Bagaimana cara seorang pemimpin dipilih dan bagaimana ia mempertanggungjawabkan kepemimpinannya termasuk bagaimana kekuasaannya hingga berapa lama ia berkuasa adalah hak kesepakatan warga masyarakatnya. Sistem khalifah mulai dari Rasululllah, Abu Bakar, Umar bin Khattab, Utsman bin Affan sampai Hasan bin Ali juga merupakan bentuk yang masing-masing berbeda.

Lantas politik agama seperti apa yang mau kita wariskan ketika khalifah kedua, ketiga, dan keempat terbunuh? Sepeninggal Utsman, Imam Ali diangkat menjadi khalifah ketika Islam sudah tersebar luas.
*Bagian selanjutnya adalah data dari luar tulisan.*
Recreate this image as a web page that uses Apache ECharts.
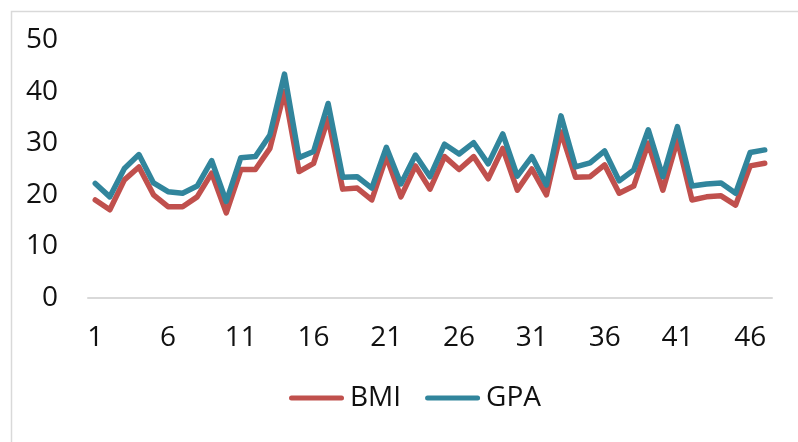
<!DOCTYPE html>
<html>
<head>
<meta charset="utf-8">
<script src="https://cdn.jsdelivr.net/npm/echarts@6/dist/echarts.min.js"></script>
<style>
  html, body { margin: 0; padding: 0; background: #fff; }
  #chart { width: 798px; height: 442px; }
</style>
</head>
<body>
<div id="chart"></div>
<script>
// Student index along the x axis
const categories = Array.from({ length: 47 }, (_, i) => String(i + 1));

// BMI per student
const bmi = [19.0, 17.1, 22.9, 25.4, 20.0, 17.7, 17.7, 19.6, 24.2, 16.5,
             24.9, 24.9, 29.0, 40.0, 24.5, 26.1, 34.8, 21.1, 21.3, 19.0,
             27.4, 19.6, 25.6, 21.1, 27.4, 24.9, 27.4, 23.1, 29.0, 20.9,
             25.0, 20.0, 32.2, 23.4, 23.5, 25.8, 20.3, 21.7, 30.0, 20.9,
             30.6, 19.0, 19.6, 19.8, 18.0, 25.6, 26.1];

// GPA per student (stacked on top of BMI)
const gpa = [3.2, 2.5, 2.2, 2.4, 2.3, 2.9, 2.6, 2.1, 2.4, 2.2,
             2.3, 2.5, 2.6, 3.4, 2.7, 2.3, 2.9, 2.3, 2.2, 2.3,
             1.8, 2.5, 2.1, 2.4, 2.4, 3.0, 2.7, 2.9, 2.8, 2.7,
             2.4, 1.9, 3.1, 2.0, 2.7, 2.7, 2.4, 3.1, 2.6, 2.6,
             2.6, 2.7, 2.5, 2.5, 2.3, 2.6, 2.6];

const yTicks = { min: 0, max: 50, interval: 10 };

const FONT = 'Open Sans';
const RED = '#C0504D';
const TEAL = '#31859C';

// rounded bar used as the legend key
const LEGEND_ICON = 'path://M2.5,0 L52.5,0 A2.5,2.5 0 0 1 52.5,5 L2.5,5 A2.5,2.5 0 0 1 2.5,0 Z';

const chart = echarts.init(document.getElementById('chart'), null, { renderer: 'canvas' });

chart.setOption({
  backgroundColor: '#ffffff',
  animation: false,
  textStyle: { fontFamily: FONT },
  graphic: [{
    type: 'rect',
    left: 9, top: 9,
    shape: { width: 900, height: 600 },
    style: { fill: 'none', stroke: '#D9D9D9', lineWidth: 1.5 },
    silent: true, z: -1
  }],
  grid: { left: 88, right: 26, top: 40, bottom: 144, containLabel: false },
  legend: {
    left: 289, top: 384,
    padding: 0,
    itemWidth: 55, itemHeight: 5, itemGap: 24,
    icon: LEGEND_ICON,
    textStyle: { fontFamily: FONT, fontSize: 28, color: '#111', padding: [0, 0, 0, 1] },
    data: [
      { name: 'BMI', itemStyle: { color: RED } },
      { name: 'GPA', itemStyle: { color: TEAL } }
    ]
  },
  xAxis: {
    type: 'category',
    data: categories,
    boundaryGap: true,
    axisLine: { lineStyle: { color: '#D9D9D9', width: 2 } },
    axisTick: { show: false },
    axisLabel: { interval: 4, margin: 26, fontSize: 28, color: '#111', fontFamily: FONT },
    splitLine: { show: false }
  },
  yAxis: {
    type: 'value',
    min: yTicks.min, max: yTicks.max, interval: yTicks.interval,
    axisLine: { show: false },
    axisTick: { show: false },
    axisLabel: { margin: 30, fontSize: 28, color: '#111', fontFamily: FONT },
    splitLine: { show: false }
  },
  series: [
    {
      name: 'BMI', type: 'line', stack: 'total', data: bmi,
      symbol: 'none', color: RED,
      lineStyle: { width: 5.5, color: RED, cap: 'round', join: 'round' }
    },
    {
      name: 'GPA', type: 'line', stack: 'total', data: gpa,
      symbol: 'none', color: TEAL,
      lineStyle: { width: 5.5, color: TEAL, cap: 'round', join: 'round' }
    }
  ]
});
</script>
</body>
</html>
Ia diangkat dengan segera di tengah negara yang sedang kacau, lima hari lamanya kota suci Madinah tergenang darah.

Sejarah tersebut menjadi sejarah perebutan kekuasaan yang masing-masing merasa benar, sebab umat merasa khalifah pilihannya adalah yang paling mewakili Rasulullah dan Islam. Muawiyah yang sudah 20 tahun menjadi gubernur merasa ditikung karena tidak diajak rembug menentukan pimpinan, ia merasa cemburu dan tidak terwakili sebagai rakyat. Problem muncul, siapa yang mewakili suara umat? Pengangkatan tersebut terjadi ketika Siti Aisyah sedang umrah di Makkah.

Muawiyah mendengar kabar Utsman terbunuh. Ia tidak setuju dengan pengangkatan Ali, lantas ke Makkah mengumpulkan kekuatan. Kemudian terjadilah perang Jamal di Bashrah, tidak kurang dari 18.000 sahabat gugur dalam perang saudara pertama ini. Perang baru berakhir setelah kaki-kaki unta itu ditebas dengan pedang kemudian Siti Aisyah dipulangkan ke Madinah.
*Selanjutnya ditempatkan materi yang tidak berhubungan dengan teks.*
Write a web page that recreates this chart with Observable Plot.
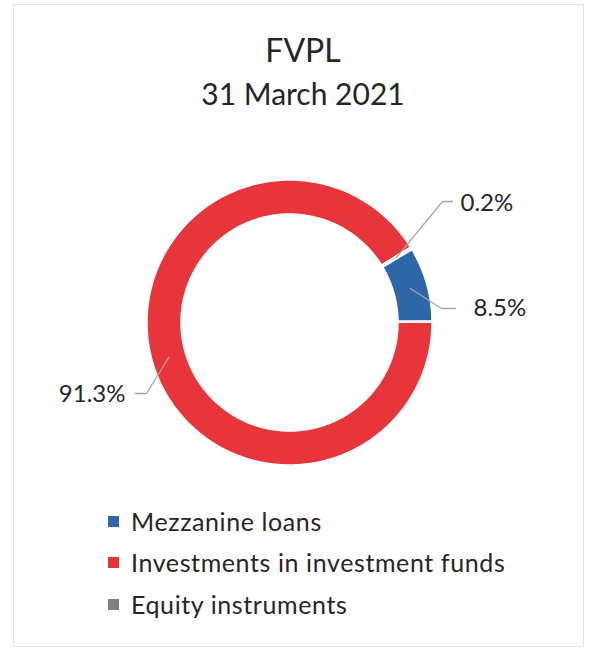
<!DOCTYPE html>
<html>
<head>
<meta charset="utf-8">
<script src="https://cdn.jsdelivr.net/npm/d3@7"></script>
<script src="https://cdn.jsdelivr.net/npm/@observablehq/plot@0.6"></script>
<style>
  html, body { margin: 0; padding: 0; background: #fff; }
  #page { position: relative; width: 590px; height: 651px; overflow: hidden; font-family: Lato, "Noto Sans", sans-serif; color: #262626; }
  #frame { position: absolute; left: 13px; top: 4px; width: 571px; height: 643px; border: 1px solid #e6e6e6; box-sizing: border-box; }
  #title { position: absolute; left: 13px; width: 580px; top: 30px; text-align: center; font-size: 32px; line-height: 40px; }
  #subtitle { position: absolute; left: 13px; width: 580px; top: 75px; text-align: center; font-size: 30px; line-height: 36px; }
  #chart { position: absolute; left: 0; top: 120px; }
  #legend { position: absolute; left: 0; top: 480px; width: 590px; }
  .row { position: absolute; left: 108px; height: 30px; display: flex; align-items: center; font-size: 25px; letter-spacing: 0.6px; }
  .sw { width: 11px; height: 11px; margin-right: 12px; flex: none; }
</style>
</head>
<body>
<div id="page">
  <div id="frame"></div>
  <div id="title"></div>
  <div id="subtitle"></div>
  <div id="chart"></div>
  <div id="legend"></div>
</div>
<script>
// ---- data ----
const chartTitle = "FVPL";
const chartSubtitle = "31 March 2021";
const categories = ["Mezzanine loans", "Investments in investment funds", "Equity instruments"];
const shares = [8.5, 91.3, 0.2];
const labels = ["8.5%", "91.3%", "0.2%"];
const colors = ["#2e66a8", "#e8353b", "#7f7f7f"];
const firstSliceAngleDeg = 59;

// ---- layout (pixels relative to donut centre) ----
const outerR = 143, innerR = 108;
const labelLayout = [
  {elbow: [152, -14], end: [166, -14], text: [184, -14], anchor: "start"},
  {elbow: [-143, 71], end: [-154, 71], text: [-164, 72], anchor: "end"},
  {elbow: [153, -121], end: [163, -121], text: [171, -119], anchor: "start"}
];

document.getElementById("title").textContent = chartTitle;
document.getElementById("subtitle").textContent = chartSubtitle;

const rows = categories.map((c, i) => ({category: c, share: shares[i], label: labels[i], color: colors[i], i}));
const a0 = firstSliceAngleDeg * Math.PI / 180;
const arcs = d3.pie().sort(null).value(d => d.share).startAngle(a0).endAngle(a0 + 2 * Math.PI)(rows);

const pt = (r, a) => [r * Math.sin(a), -r * Math.cos(a)];
const ringPts = [];
for (const arc of arcs) {
  const n = Math.max(2, Math.ceil((arc.endAngle - arc.startAngle) * 180 / Math.PI));
  const pts = [];
  for (let k = 0; k <= n; k++) pts.push(pt(outerR, arc.startAngle + (arc.endAngle - arc.startAngle) * k / n));
  for (let k = n; k >= 0; k--) pts.push(pt(innerR, arc.startAngle + (arc.endAngle - arc.startAngle) * k / n));
  for (const [x, y] of pts) ringPts.push({x, y, category: arc.data.category});
}

const leaderPts = [];
const labelPts = [];
arcs.forEach((arc, i) => {
  const lay = labelLayout[i];
  const mid = (arc.startAngle + arc.endAngle) / 2;
  const c = pt((outerR + innerR) / 2, mid);
  [c, lay.elbow, lay.end].forEach(([x, y]) => leaderPts.push({x, y, category: arc.data.category}));
  labelPts.push({x: lay.text[0], y: lay.text[1], label: arc.data.label, anchor: lay.anchor});
});

const plot = Plot.plot({
  width: 590,
  height: 360,
  margin: 0,
  x: {domain: [-289, 301], range: [0, 590], axis: null},
  y: {domain: [-202, 158], range: [0, 360], axis: null},
  color: {domain: categories, range: colors},
  style: {background: "transparent", fontFamily: "Lato, 'Noto Sans', sans-serif"},
  marks: [
    Plot.line(ringPts, {x: "x", y: "y", z: "category", fill: "category", stroke: "#ffffff", strokeWidth: 2.5, curve: "linear-closed"}),
    Plot.line(leaderPts, {x: "x", y: "y", z: "category", stroke: "#a6a6a6", strokeWidth: 1.3}),
    Plot.text(labelPts.filter(d => d.anchor === "start"), {x: "x", y: "y", text: "label", textAnchor: "start", fontSize: 24, fill: "#262626", lineAnchor: "middle"}),
    Plot.text(labelPts.filter(d => d.anchor === "end"), {x: "x", y: "y", text: "label", textAnchor: "end", fontSize: 24, fill: "#262626", lineAnchor: "middle"})
  ]
});
document.getElementById("chart").appendChild(plot);

// legend
const legendTops = [26, 67, 109];
const legend = document.getElementById("legend");
rows.forEach((d, i) => {
  const row = document.createElement("div");
  row.className = "row";
  row.style.top = legendTops[i] + "px";
  const sw = document.createElement("span");
  sw.className = "sw";
  sw.style.background = d.color;
  const tx = document.createElement("span");
  tx.textContent = d.category;
  row.appendChild(sw);
  row.appendChild(tx);
  legend.appendChild(row);
});
</script>
</body>
</html>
Pemberontak-pemberontak dari Mesir yang masuk ke Madinah dan membunuh Utsman yang sedang membaca Quran telah mencemarkan nama baik Madinah sebagai kota suci. Atas dasar itu Ali memindahkan ibu kota dari Madinah ke Kufah, agar terpisah antara urusan agama dan urusan negara. Di ujung selatan, Muawiyah telah selesai menyusun kekuatan untuk merebut kekuasaan dengan dalih gugatan pembunuhan Utsman yang tak kunjung diselesaikan.

Terjadilah perang Shiffin hingga peristiwa tahkim yang akhirnya memunculkan istilah Khawarij dan Syi’ah. Pada suatu shubuh, Ali ditusuk dari belakang dan dua hari kemudian meninggal.

Sejarah itulah yang terus diwariskan hingga kini.

Sejarah yang kemudian juga memjadi bukti, bahwa sistem pemerintahan apapun, tak ada yang bakal menjamin tidak terjadi pergolakan politik di dalamnya, khilafah sekalipun. Karenanya, ketika HTI di Indonesia mengkampanyekan klaim khilafah sebagai sistem pemerintahan sebagai sistem yang terbaik, tentu rasanya aneh dan terlalu terburu-buru.

Demokrasi sebagai sebuah sistem bisa melahirkan pemimpin yang buruk, khilafah pun demikian. Oleh karena itu, HTI yang menganggap sistem khilafah sudah mutlak benar karena sesuai agama dan menjadi solusi utama dan satu-satunya tentu tidak bisa dibenarkan, apalagi jika dilakukan dengan aktivitas-aktivitas provokasi di negara yang sedang belajar demokrasi secara damai ini.

Sistem demokrasi sama halnya dengan sistem kenegaraan lain yang tidak memiliki kemutlakan. Semuanya punya ciri khas dan keunggulan masing-masing. Demokrasi Pancasila, misalnya, ia berbeda dengan demokrasi yang diterapkan di Amerika maupun di negara lainnya. Demokrasi yang dianut Indonesia adalah demokrasi yang bernafas kebinekaan, dari Sabang sampai Merauke.

Bentuknya pun terus dinamis bergerak, mulai dari orde lama, orde baru, reformasi, hingga hari ini terus mencoba menemukan bentuknya dalam kebijakan-kebijakan baru seperti otonomi daerah, desentralisasi pendidikan dan lain-lain.

Kebijakan-kebijakan itu juga tak selalu berhasil. Jika hasilnya buruk, selalu dievaluasi dan akan terus mencoba menemukan bentuk kebijakan baru yang sesuai aspirasi masyarakat dan kebutuhan zaman. Lalu, mengapa kita harus mundur ke belakang hanya untuk berdebat soal relasi agama dan politik, apalagi merasa paling benar sendiri?